İktidarın toplumun düzen ve dirliğini korumak için yapması gereken, ihtiyaç duyulan yasa ve kararları çıkarmak ve bunların uygulanmasını sağlamaktır. Ancak bunu gerçekleştirirken üzerinde özenle durması gereken bir kural var ki o da alınan kararlara toplumun güvenmesi ve inanmasıdır.

Alınan kararların ve yasaların korunması ve uygulanması için iktidarlar devlet mekanizmasının sabit güçlerini kullanma yetkisi ile donatılmışlardır. Bu donatı iktidarın isteklerini istediği gibi kullanması için değil kanun ve kurallara uymayanların yargı karşısına çıkarılması içindir. Aksi durumda ortaya çıkan durum iktidarın şiddet uygulamasıdır ki bu iktidarların sonunu getirir.

Demokratik yönetim şeklini diğer totaliter rejimlerden ayıran temel özellik çoğunluğun azınlık üzerindeki tahakkümünü kurallara bağlamasıdır. Bireyin hak ve özgürlüklerinin devlet mekanizmasındaki güçleri ellerinde bulunduran iktidara karşı korunmasıdır. Herkes çok iyi bilmektedir ki azınlığın iktidara ve yasalara rağmen çoğunluğun üzerinde tahakküm kurması kolay ve mümkün değildir.

Başbakan son balkon konuşmasında toplumun yaşam düzeninin kendi güvencesinde olduğunu ve bunun değiştirilmesine müsaade edilmeyeceğini belirtmişti. Ancak yaşam şeklimiz iktidarın koruyucu kanatları arasında yavaş yavaş değişime uğramaktadır. İktidarın gücü ile kendisine hareket kabiliyeti bulanlar bu değişimi iktidar adına gerçekleştirmektedirler. Neredeyse dini referans kullanmadan bir şeylerin yapılabileceğine ilişkin inanç kalmamış gibi görünmektedir. İnsanlar artık sosyal yaşam alanlarına yönelen baskılar karşısında nasıl direniş göstereceklerini hesaplamaktadırlar. Bu son derece tehlikeli bir durumdur. İktidarlar yüzde kaçlık oranlarla iktidara gelmiş olsalar olsunlar toplumsal yapının kimyasını değiştirmeyi toplumun rızasını almadan gerçekleştiremezler gerçekleştirme girişimine girmemelidirler.

İktadarlar;

Benim oy oranım yüksektir ben istediğimi yaparım diyerek

Ben güçlüyüm döver tutuklarım diyerek

Benim Milletvekili sayım yeterlidir istediğim kanunu çıkarırım diyerek

Ben bana karşı çıkanlara karşı kesenin ağzını tıkar vergi memurlarımı göreve gönderirim diyerek

Ben bana karşı gelenleri ideolojik ve teröristlikler suçlar ve din düşmanı göstererek toplumun gözünden düşürürüm diyerek hareket etmemelidirler.

Sadece bu kadar değil.

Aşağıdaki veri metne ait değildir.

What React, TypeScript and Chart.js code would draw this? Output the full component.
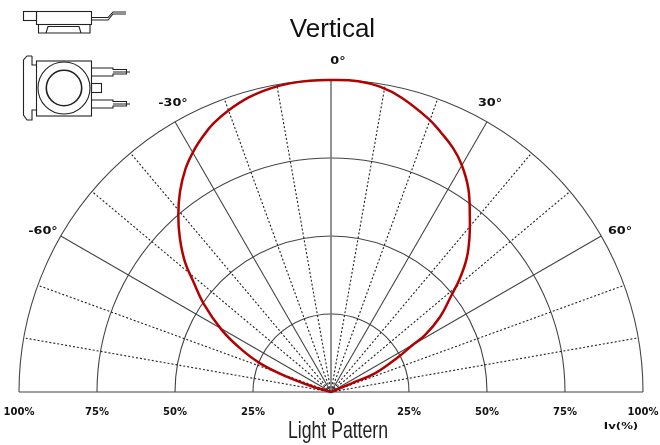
import React, { useEffect, useRef } from "react";
import { Chart, registerables } from "chart.js";

Chart.register(...registerables);

const patternAngles = [-78, -73.3, -70.9, -68, -64.3, -60.4, -55.2, -51.3, -48.3, -44.5, -40.8, -37, -33.1, -29.6, -26.4, -23.7, -20.1, -15.7, -11.4, -7.6, -3.9, 0, 5, 9.1, 13.5, 19.6, 22.9, 26.6, 29.9, 34, 38.1, 42, 45.4, 48.6, 51.2, 55.4, 58.8, 60.2, 62.8, 67, 67.2, 70];
const patternValues = [0, 7, 15, 24.5, 32.4, 40.3, 49.8, 56.5, 62.7, 69.1, 74.9, 80.4, 85.4, 89, 91.8, 93.9, 96, 98, 99.2, 99.8, 100, 100, 100, 99.1, 97, 93, 90.4, 87.4, 84, 78.7, 72.1, 66.3, 61.1, 55.1, 49.6, 42.5, 35.2, 29.8, 23.7, 15.3, 7.2, 0];
const ringValues = [25, 50, 75, 100];
const solidSpokes = [-60, -30, 30, 60];
const dashedSpokes = [-80, -70, -50, -40, -20, -10, 10, 20, 40, 50, 70, 80];
const axisTicks = [-100, -75, -50, -25, 0, 25, 50, 75, 100];
const angleLabels = ["0°", "-30°", "30°", "-60°", "60°"];
const LABEL_FONT = "bold 10px 'DejaVu Sans'";

const toXY = (angle: number, r: number) => ({
  x: r * Math.sin((angle * Math.PI) / 180),
  y: r * Math.cos((angle * Math.PI) / 180),
});

const polarGrid = {
  id: "polarGrid",
  beforeDatasetsDraw(chart: any) {
    const { ctx, scales } = chart;
    const px = (v: number) => scales.x.getPixelForValue(v);
    const py = (v: number) => scales.y.getPixelForValue(v);
    const cx = px(0);
    const cy = py(0);
    ctx.save();
    ctx.strokeStyle = "#444";
    ctx.lineWidth = 1.1;
    ringValues.forEach((r) => {
      ctx.beginPath();
      ctx.arc(cx, cy, px(r) - cx, Math.PI, 2 * Math.PI);
      ctx.stroke();
    });
    ctx.beginPath();
    ctx.moveTo(px(-100), cy);
    ctx.lineTo(px(100), cy);
    ctx.stroke();
    solidSpokes.forEach((a) => {
      const p = toXY(a, 100);
      ctx.beginPath();
      ctx.moveTo(cx, cy);
      ctx.lineTo(px(p.x), py(p.y));
      ctx.stroke();
    });
    ctx.setLineDash([2, 2]);
    ctx.strokeStyle = "#222";
    dashedSpokes.forEach((a) => {
      const p = toXY(a, 100);
      ctx.beginPath();
      ctx.moveTo(cx, cy);
      ctx.lineTo(px(p.x), py(p.y));
      ctx.stroke();
    });
    ctx.setLineDash([]);
    ctx.strokeStyle = "#777";
    ctx.lineWidth = 1.6;
    ctx.beginPath();
    ctx.moveTo(cx, cy);
    ctx.lineTo(cx, py(100));
    ctx.stroke();
    ctx.restore();
  },
  afterDraw(chart: any) {
    const { ctx } = chart;
    ctx.save();
    ctx.fillStyle = "#111";
    ctx.textAlign = "center";
    ctx.textBaseline = "middle";
    ctx.font = LABEL_FONT;
    const spots: [number, number][] = [[338, 61], [173, 103], [490, 103], [43, 231], [620, 231]];
    angleLabels.forEach((t, i) => {
      ctx.save();
      ctx.translate(spots[i][0], spots[i][1]);
      ctx.scale(1.28, 1);
      ctx.fillText(t, 0, 0);
      ctx.restore();
    });
    ctx.save();
    ctx.translate(621, 427);
    ctx.scale(1.3, 1);
    ctx.font = "bold 9px 'DejaVu Sans'";
    ctx.fillText("Iv(%)", 0, 0);
    ctx.restore();
    ctx.save();
    ctx.translate(338, 431);
    ctx.scale(0.735, 1);
    ctx.font = "24px 'Liberation Sans'";
    ctx.fillStyle = "#222";
    ctx.fillText("Light Pattern", 0, 0);
    ctx.restore();
    ctx.restore();
  },
};

function Sketch() {
  const s = { fill: "none", stroke: "#222", strokeWidth: 1.1 };
  return (
    <svg width={140} height={125} style={{ position: "absolute", left: 0, top: 0 }}>
      <g {...s}>
        <rect x={23.5} y={11.5} width={13} height={9} />
        <rect x={36.5} y={11.5} width={55} height={13} />
        <path d="M38.5 24.5V33H90V24.5M46 33L48 26.5H79L81 33" />
        <path d="M91.5 17.5H108L113 12H126M91.5 20H108L113 14H126" />
        <rect x={36.5} y={61} width={55} height={55} />
        <circle cx={64} cy={88} r={26} />
        <circle cx={64} cy={88} r={17.7} strokeWidth={1.6} />
        <path d="M32 56H27L23.5 60V115L27 120H32V110H36.5M32 56V65H36.5" />
        <path d="M91.5 68H113V69.5H126.5V74H113V76H91.5M113 72H130" />
        <path d="M91.5 100H113V101.5H126.5V106H113V108H91.5M113 104H130" />
        <rect x={91.5} y={83.5} width={10} height={9} />
      </g>
    </svg>
  );
}

export default function App() {
  const ref = useRef<HTMLCanvasElement | null>(null);
  useEffect(() => {
    const chart = new Chart(ref.current as HTMLCanvasElement, {
      type: "scatter",
      data: {
        datasets: [
          {
            label: "Light Pattern",
            data: patternAngles.map((a, i) => toXY(a, patternValues[i])),
            showLine: true,
            borderColor: "#b30000",
            borderWidth: 2.5,
            pointRadius: 0,
            tension: 0.4,
          },
        ],
      },
      options: {
        animation: false,
        responsive: false,
        layout: { padding: { left: 5 } },
        plugins: {
          legend: { display: false },
          tooltip: { enabled: false },
          title: {
            display: true,
            text: "Vertical",
            color: "#111",
            font: { size: 26, family: "'Liberation Sans'", weight: "normal" },
            padding: { top: 14.4, bottom: 0 },
          },
        },
        scales: {
          x: {
            type: "linear",
            position: "bottom",
            min: (5 - 331) / 3.12,
            max: (660 - 331) / 3.12,
            grid: { display: false },
            border: { display: false },
            afterBuildTicks: (scale: any) => {
              scale.ticks = axisTicks.map((value) => ({ value }));
            },
            afterFit: (scale: any) => {
              scale.height = 45;
              scale.paddingLeft = 0;
              scale.paddingRight = 0;
            },
            ticks: {
              autoSkip: false,
              maxRotation: 0,
              padding: -2,
              color: "#111",
              font: { family: "'DejaVu Sans'", size: 10, weight: "bold" },
              callback: (v: any) => (Number(v) === 0 ? "0" : `${Math.abs(Number(v))}%`),
            },
          },
          y: {
            type: "linear",
            display: false,
            min: -8 / 3.12,
            max: (392 - 45.6) / 3.12,
          },
        },
      } as any,
      plugins: [polarGrid],
    });
    return () => chart.destroy();
  }, []);
  return (
    <div style={{ position: "fixed", left: 0, top: 0, width: 660, height: 445, background: "#fff" }}>
      <canvas ref={ref} width={660} height={445} style={{ display: "block" }} />
      <Sketch />
    </div>
  );
}
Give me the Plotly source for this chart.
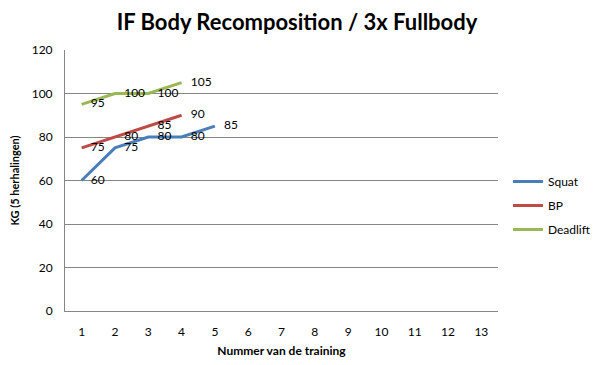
import plotly.graph_objects as go

trainings = [str(i) for i in range(1, 14)]
squat = [60, 75, 80, 80, 85]
bp = [75, 80, 85, 90]
deadlift = [95, 100, 100, 105]

series = [
    ("Squat", squat, "#4A7EBB"),
    ("BP", bp, "#BE4B48"),
    ("Deadlift", deadlift, "#98B954"),
]

FONT = "Lato"

fig = go.Figure()
for name, vals, color in series:
    fig.add_trace(go.Scatter(
        x=trainings[:len(vals)], y=vals, name=name, legendgroup=name,
        mode="lines+text", text=["   " + str(v) for v in vals],
        textposition="middle right",
        textfont=dict(family=FONT, size=12, color="#000000"),
        line=dict(color=color, width=3),
        cliponaxis=False,
    ))

fig.update_layout(
    width=598, height=365,
    margin=dict(l=65, r=100, t=50, b=54, autoexpand=False),
    paper_bgcolor="white", plot_bgcolor="white",
    title=dict(text="<b>IF Body Recomposition / 3x Fullbody</b>",
               x=297 / 598, xref="container", xanchor="center",
               y=1 - 22 / 365, yref="container", yanchor="middle",
               font=dict(family=FONT, size=22, color="#000000")),
    showlegend=True,
    legend=dict(x=1.023, y=(311 - 167) / 261, yref="paper",
                xanchor="left", yanchor="top",
                font=dict(family=FONT, size=12, color="#000000"),
                itemwidth=30, tracegroupgap=5, traceorder="grouped",
                bgcolor="rgba(0,0,0,0)"),
    font=dict(family=FONT, color="#000000"),
)

fig.update_xaxes(
    type="category", categoryorder="array", categoryarray=trainings,
    range=[-0.5, 12.5], showgrid=False, showline=True, linecolor="#868686",
    linewidth=1, ticks="", ticklabelstandoff=10, automargin=False,
    tickfont=dict(family=FONT, size=12, color="#000000"),
    title=dict(text="<b>Nummer van de training</b>", standoff=8,
               font=dict(family=FONT, size=12, color="#000000")),
    zeroline=False,
)
fig.update_yaxes(
    range=[0, 120], dtick=20, showgrid=True, gridcolor="#868686", gridwidth=1,
    showline=True, linecolor="#868686", linewidth=1, ticks="",
    ticklabelstandoff=9, automargin=False,
    tickfont=dict(family=FONT, size=12, color="#000000"),
    title=dict(text="<b>KG (5 herhalingen)</b>", standoff=9,
               font=dict(family=FONT, size=11, color="#000000")),
    zeroline=False,
)

fig.write_html(
    "out.html",
    config={"displayModeBar": False},
    post_script="document.body.style.margin='0';document.body.style.padding='0';",
)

Toplumun dirlik ve düzenini, mazlumun hakkını korumak ve kimsesizlerin korunması için görevlendirilmiş devlet güçlerinin iktidarın gücüne güç katmak için kesinlikle kullanılmaması gerekir. Yoksa o güçler iktidarın gücü olarak adlandırılır ve meydanlarda dillendirilir.

İktidar empati kurmalı ve devlet gücünü kullanamayan kendisi gibi insanları veya temsiliyetleri kaba dayakla terbiye etmeye kalkışmamalı milletvekillerini memurlarına dövdürtme ve gaz bombalarına boğdurtma hatasına düşmemelidir.

Ülkenin doğu yakasında yaşananların ufak çaplı birkaç örneği batı yakasında uygulandığında nelerin olduğunu nasıl tepkilerin ortaya çıktığını hepimiz birlikte görüyoruz. BDP Milletvekilleri o gaz bombalarının mermileri ile yaralanıp hastanelere kaldırıldığında, yaka paça engellendiğinde, adım attırılmadığı için damdan dama atlatıldığında sesleri çıkmayanlar aynı durumla karşı karşıya kalınca tepkilerini ortaya koyuyorlarsa onlara güvenilemeyeceğini de bilmek gerekir.

Sonuç olarak iktidarın aşırı şiddet uygulanmasına göz yumduğunu belirtmemiz gerekiyor. Diğer bir unsur ise kararların toplumla paylaşılmasıdır. Bu ülke için hizmet ettiğini söyleyenlerin bu ülkenin her vatandaşının görüşüne saygı duymak gibi bir görevi de olmalıdır. Asıl olan toplumsal uzlaşmadır. Şiddet hiçbir zaman iktidarlar için sağlıklı sonuçlar doğurmamıştır, doğurmayacaktır.